To address concerns of investors and marketplace participants in light of the current and unprecedented market turmoil, the Investment Industry Regulatory Organization of Canada announced on Monday that it has increased its regular monitoring of trading on equity markets in Canada, including heightened surveillance of all short-selling activity.

In particular, IIROC has found high levels of compliance with the Ontario Securities Commission’s Setp. 19 order prohibiting the short sale of certain financial issuers listed on the Toronto Stock Exchange that are interlisted with exchanges in the United States.

The OSC’s action was taken as a precautionary measure to prevent regulatory arbitrage with respect to short-selling in Ontario of the restricted financials as a result of the U.S. Securities and Exchange Commission’s short sales ban.

IIROC’s surveillance of short-sale activity prior to the issuance of the OSC order has not revealed any significant issues with naked short sales in the Canadian marketplace. There is no evidence of manipulation using short sales for restricted financials or for any other securities.
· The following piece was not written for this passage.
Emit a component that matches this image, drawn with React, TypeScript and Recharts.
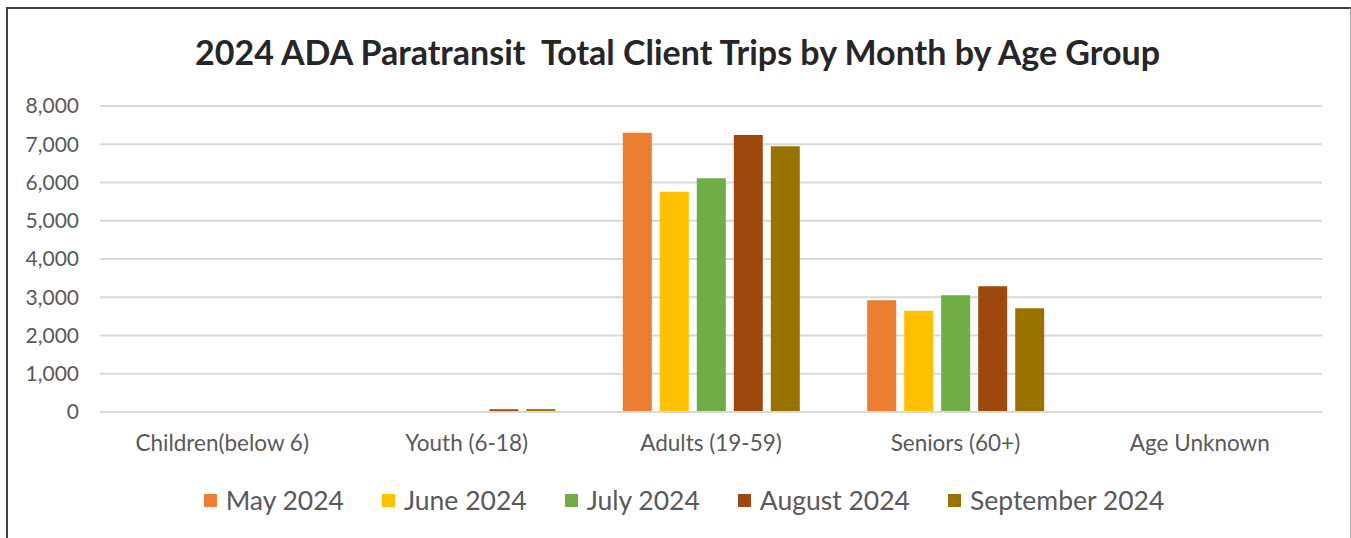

IIROC’s surveillance of short-selling since the OSC order was issued has revealed few problems and settlement failure rates continue to remain low. While IIROC’s increased surveillance of equity markets has focused in particular on securities of issuers in the financial sector that are not covered by the order, it has also extended our increased scrutiny to the non financial sector and to stocks that are interlisted with other markets.

In addition, IIROC’s analysis of surveillance data has found that:
– There has been a reduction in volume of trading in the restricted financials;
– There has been no appreciable impact on the price of securities of either restricted or non-restricted financials due to the order;
– There has been an increase in volatility in the non-restricted financials and a more significant increase in the volatility of restricted financials in the first week following the issuance of the order;
– There has been a decline in trade rates and volumes of trading post-order for both the restricted and non restricted financials with the decline more marked in the restricted financials.

IIROC will continue its increased surveillance of trading activity on Canadian equity marketplaces during the terms of the order and while current market turmoil and uncertainty persist. It will also continue close monitoring of the regulatory capital position of all dealer member firms during this period of market volatility.